The emergence of millennials, a new breed of tech-savvy consumers who are passionate about food and highly demanding on a range of product attributes when it comes to the items they purchase, will require vegetable marketers to develop and introduce new products, new varieties, new flavours and new ways of selling to maintain growth in sales.
That was the stand-out message in a detailed presentation on the so-called Generation Y delivered by Elena Ozeritskaya, founder of leading innovation consultancy Fresh Insight, at this year’s European Vegetable Strategies in Brussels, Belgium.
Ozeritskaya also argued that many of the new trends in terms of consumer preferences were currently being driven by members of Generation Y – those born since the early 1980s – but, crucially for the wider market, these attitudes to fresh produce and food in general were also being picked up by older generations.
“Generation Y is a new generation of more adventurous, more positive consumers,” she explained. “It’s a mega-trend.
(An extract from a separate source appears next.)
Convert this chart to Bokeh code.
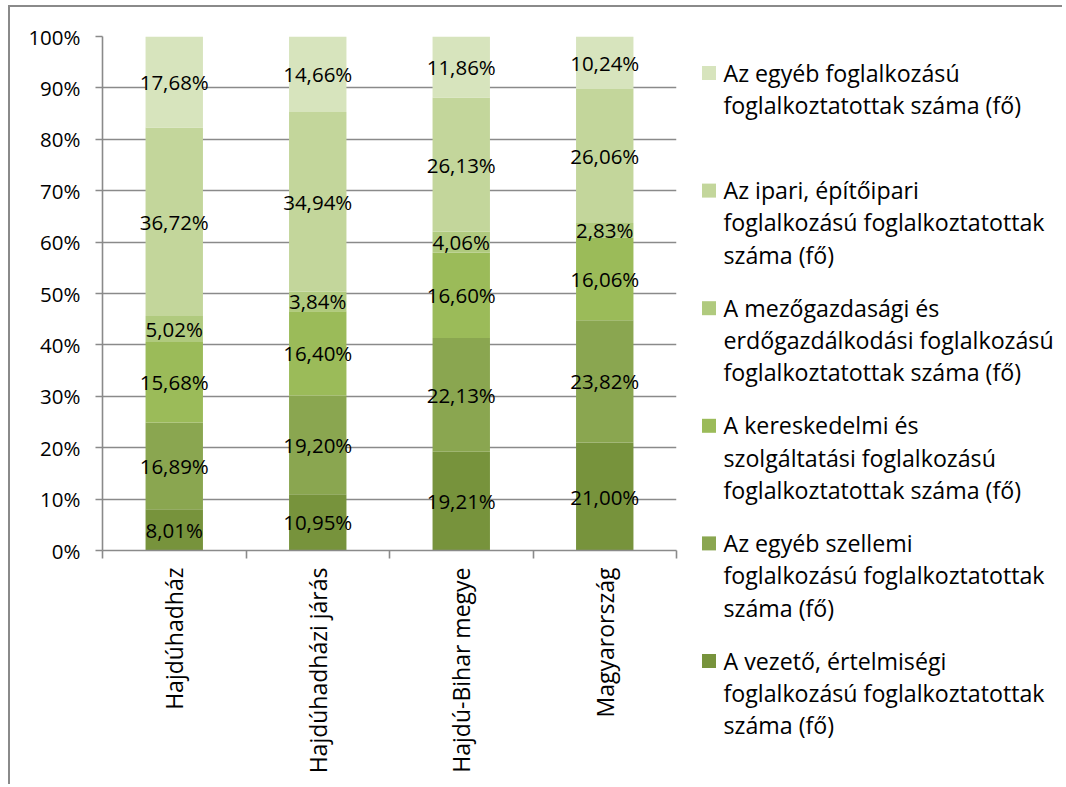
import math
from bokeh.plotting import figure
from bokeh.models import (Range1d, FixedTicker, LinearAxis, NumeralTickFormatter,
                          ColumnDataSource, CustomLabelingPolicy)
from bokeh.core.properties import value
from bokeh.embed import file_html
from bokeh.resources import INLINE

# ---------------- data ----------------
categories = ["Hajdúhadház", "Hajdúhadházi járás", "Hajdú-Bihar megye", "Magyarország"]

# series from bottom of stack to top (percent)
vezeto = [8.01, 10.95, 19.21, 21.00]
szellemi = [16.89, 19.20, 22.13, 23.82]
kereskedelmi = [15.68, 16.40, 16.60, 16.06]
mezogazdasagi = [5.02, 3.84, 4.06, 2.83]
ipari = [36.72, 34.94, 26.13, 26.06]
egyeb = [17.68, 14.66, 11.86, 10.24]

series_names = [
    "A vezető, értelmiségi\nfoglalkozású foglalkoztatottak\nszáma (fő)",
    "Az egyéb szellemi\nfoglalkozású foglalkoztatottak\nszáma (fő)",
    "A kereskedelmi és\nszolgáltatási foglalkozású\nfoglalkoztatottak száma (fő)",
    "A mezőgazdasági és\nerdőgazdálkodási foglalkozású\nfoglalkoztatottak száma (fő)",
    "Az ipari, építőipari\nfoglalkozású foglalkoztatottak\nszáma (fő)",
    "Az egyéb foglalkozású\nfoglalkoztatottak száma (fő)",
]
series_values = [vezeto, szellemi, kereskedelmi, mezogazdasagi, ipari, egyeb]
colors = ["#77933C", "#8AA650", "#9BBB59", "#B0CA7E", "#C3D69B", "#D7E4BD"]

y_ticks = [i / 10 for i in range(11)]

FONT = "Open Sans"
GRID = "#8a8a8a"
LW = 1.6

# ---------------- layout constants (pixels inside the figure) ----------------
W, H = 1054, 779
FL, FT, FW, FH = 92, 29, 574, 514   # frame left, top, width, height

p = figure(width=W, height=H, x_range=Range1d(0, len(categories)), y_range=Range1d(0, 1),
           x_axis_location=None, output_backend="svg", toolbar_location=None,
           min_border_left=FL, min_border_right=W - FL - FW, min_border_top=FT,
           min_border_bottom=H - FT - FH)
p.outline_line_color = None
p.background_fill_color = "white"
p.border_fill_color = "white"
p.xgrid.visible = False
p.ygrid.ticker = FixedTicker(ticks=y_ticks)
p.ygrid.grid_line_color = GRID
p.ygrid.grid_line_width = LW
p.styles = {"border-left": "2px solid #8a8a8a", "border-top": "2px solid #8a8a8a",
            "margin-left": "8px", "margin-top": "5px"}

# pixel-space ranges for the legend (outside the frame)
p.extra_x_ranges = {"px": Range1d(FL, FL + FW)}
p.extra_y_ranges = {"py": Range1d(FT + FH, FT)}

ya = p.yaxis[0]
ya.ticker = FixedTicker(ticks=y_ticks)
ya.formatter = NumeralTickFormatter(format="0%")
ya.axis_line_color = GRID
ya.axis_line_width = LW
ya.major_tick_line_color = GRID
ya.major_tick_line_width = LW
ya.major_tick_out = 7
ya.major_tick_in = 0
ya.minor_tick_line_color = None
ya.major_label_standoff = 15
ya.major_label_text_font = FONT
ya.major_label_text_font_size = "20.5px"
ya.major_label_text_color = "#000000"

xc = [i + 0.5 for i in range(len(categories))]

# axis with tick marks at category boundaries (no labels)
tick_axis = LinearAxis(ticker=FixedTicker(ticks=list(range(len(categories) + 1))),
                       major_label_policy=CustomLabelingPolicy(code="return []"))
tick_axis.axis_line_color = GRID
tick_axis.axis_line_width = LW
tick_axis.major_tick_line_color = GRID
tick_axis.major_tick_line_width = LW
tick_axis.major_tick_out = 8
tick_axis.major_tick_in = 0
tick_axis.minor_tick_line_color = None
tick_axis.major_label_text_font_size = "1px"
tick_axis.major_label_standoff = 0
p.add_layout(tick_axis, "below")

# axis with the category names
lab_axis = LinearAxis(ticker=FixedTicker(ticks=xc),
                      major_label_overrides={x: c for x, c in zip(xc, categories)})
lab_axis.axis_line_color = None
lab_axis.major_tick_line_color = None
lab_axis.minor_tick_line_color = None
lab_axis.major_tick_out = 0
lab_axis.major_tick_in = 0
lab_axis.major_label_orientation = math.pi / 2
lab_axis.major_label_standoff = 5
lab_axis.major_label_text_font = FONT
lab_axis.major_label_text_font_size = "23px"
lab_axis.major_label_text_color = "#000000"
p.add_layout(lab_axis, "below")

bottom = [0.0] * len(categories)
for name, vals, col in zip(series_names, series_values, colors):
    b = list(bottom)
    t = [bb + v / 100 for bb, v in zip(b, vals)]
    src = ColumnDataSource(dict(
        x=xc, bottom=b, top=t,
        mid=[(bb + tt) / 2 for bb, tt in zip(b, t)],
        label=[f"{v:.2f}%".replace(".", ",") for v in vals],
    ))
    p.vbar(x="x", width=0.4, bottom="bottom", top="top", source=src,
           fill_color=col, line_color=None)
    p.text(x="x", y="mid", text="label", source=src, text_align="center",
           text_baseline="middle", text_font=value(FONT), text_font_size="20.5px",
           text_color="#000000")
    bottom = t

# ---------------- legend (pixel coordinates inside the figure) ----------------
sx, sy, tx, ty, tt = [], [], [], [], []
sw_col = []
for i, (name, col) in enumerate(zip(reversed(series_names), reversed(colors))):
    base = 74 + i * 117.6
    sx.append(698.5)
    sy.append(base - 8.5)
    sw_col.append(col)
    for j, line in enumerate(name.split("\n")):
        tx.append(713)
        ty.append(base - 9 + j * 32.3)
        tt.append(line)

p.rect(x=sx, y=sy, width=14, height=14, fill_color=sw_col, line_color=None,
       x_range_name="px", y_range_name="py", level="overlay")
p.text(x=tx, y=ty, text=tt, text_align="left", text_baseline="alphabetic",
       text_font=value(FONT), text_font_size="23.2px", text_color="#000000",
       x_range_name="px", y_range_name="py", level="overlay")

open("out.html", "w").write(file_html(p, INLINE))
They will represent 34 per cent of the global population by 2020 and 75 per cent of the workforce by 2030, so they will matter.”
With a high average purchasing power and an openness bordering on hunger for change in terms of the foods they eat, Generation Y consumers tend to be most adaptive to change.
Their behaviour as consumers is already disrupting the traditional flow, with 35 per cent of all the food they eat understood to be snacks, according to Ozeritskaya,and technology featuring prominently in their purchasing patterns.
That trend is opening up new opportunities for marketers to tailor their offer to people who are more interested in food than the average consumer, she said.
“We’re seeing the introduction of some interesting new flavours, for example, like pepper or wasabi in salad bags. Generation Y consumers are prepared to pay for these new products.”
As well as appreciating great food, millennials were after a range of different attributes when it came to buying fresh vegetables, she added, indicating they wanted authenticity, experience, quality, taste, convenience, immediate delivery, supply chain insight, engagement with suppliers, nostalgia and local product.
“Supplying these things is not impossible,” Ozeritskaya added.